Three questions to:Kai Brach, Offscreen
Two years ago, the first issue of Offscreen magazine was published. The latest issue (number 7) demonstrates that Kai Brach’s “one-man magazine” is making good progress. We put three questions to him.
Kai is actually a web designer but he changed over to print to publish a magazine about “pixel people”. He does the research, conducts interviews, writes, designs and organises the distribution and sales. It comes as no surprise that there are digital tools for everything in today’s world. But what impresses us is Kai’s international network: the people he discovers and the stories that he tells. It is also worth visiting his blog that offers an interesting glimpse behind the scenes and where Kai discloses his finances, for example.
The reason why the magazine is so successful is its good stories. At its core, Offscreen is a magazine for digital designers but over time it has become a publication read by all sorts of people around the world. It has caught the attention not only of architects but also baristas, teachers and many others. So Kai has decided not to write about ‘pixel people’ any more but about the people who use digital products creatively - including authors, photographers, labourers and taxi drivers. In the 7th issue of the magazine he has introduced new narrative formats (while retaining the six big interviews) and has slightly modified and adapted the design.

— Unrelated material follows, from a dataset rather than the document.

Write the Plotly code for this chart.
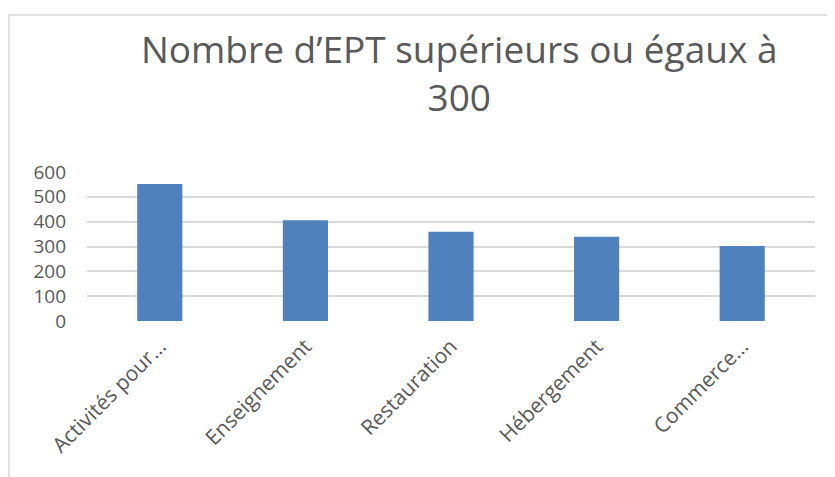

Scott Thomas from Chicago, also known as SimpleScott, is one of the people presented in the current issue. The designer combines his knowledge of architecture and design history and uses it on the web. His most successful work assisted in bringing President Obama to office. At the moment, he is working on The Noun Project, an archive of the global visual language. In addition to other interviews, there is also one with Oliver Reichenstein, who was one of the speakers at the Translations 4 Symposium last November in Mainz. Reichenstein is a Swiss designer whose background is in branding and philosophy and who gained professional and life experience in Japan. His agency is called iA; he is also the developer of Writer, a very successful “minimal text editor app”.
Kai, you work from your base in Australia but publish in Berlin. How did that come about?
I emigrated to Australia about 10 years ago and now live in Melbourne. Australia is extremely expensive in comparison to most other countries and this also affects the printing industry. If I had the magazine printed here in Melbourne - which would have its advantages and would simplify the production process - I would probably have to reckon on the price being two to three times higher. That would make the magazine so expensive that it would probably make fewer sales. As I go to Berlin regularly and German printers are known for producing good quality I take advantage of this option. Germans often do not realise just how reasonable prices are in their country. But it was not only the price of printing that was crucial but also shipping. Seventy-five per cent of sales are direct to my readers who buy the magazine via offscreenmag.com and receive it by mail. It costs me around 4 euros to send a copy from Berlin to Melbourne. From Melbourne to Berlin it would be twice the price. I often ask myself why it works this way - particularly as the Australian dollar is weaker than the euro by almost half.
There are articles by and about people from around the whole world: Australia, the USA, the UK, Denmark, New Zealand, etc. Where do you know them from? How have you built up this network?
Partly through the contacts I know through Twitter, Facebook and blogs, and through their friends and contacts. Anyone who spends hours on the net and actively participates in the web development scene soon gets to know a few well-known faces. And as happens in lots of industries, when you know a few people the network becomes bigger and you are introduced to other people. I also meet people at conferences that are held in different places around the world. I think the web scene is a bit special in this respect: it is based on sharing information, solving problems and helping people. We all work with the same tools and almost everyone is self-taught. That puts everyone on the same level and so you rarely find a remote, hierarchical structure. In an environment like this, driven by global networking, you constantly meet interesting people. I always spend a few weeks before each issue skimming through the web. You should not always rely on your own echo chamber.
How do you do your interviews? Do you visit the people and find a photographer locally?
I wish that were feasible from a time and cost point of view! No, it all takes place in writing and online. Almost all interviews and articles take place within Google Docs. (These are Word documents that are stored on line. It is possible to simultaneously work ‘live’ on a document.) This has advantages and disadvantages. The greatest advantage of written interviews is that people have the time to consider their answers and the text is then available already written down. This of course makes the editing process easier later on. A great disadvantage however is that many people who I would like to interview do not have the time to write everything down. Such an exercise can easily take up five to ten hours - usually spread over one or two weeks. It doesn’t always work out that I manage to get the people I would like to include in the next issue. The photos for the interviews are taken either by friends or colleagues of the interviewee or sometimes by a photographer who I hire specially. It might not sound very complicated but if you are working with about 40 people at the same time and people keep dropping out at the last minute, it can often result in a sleepless night or two. Welcome to publishing!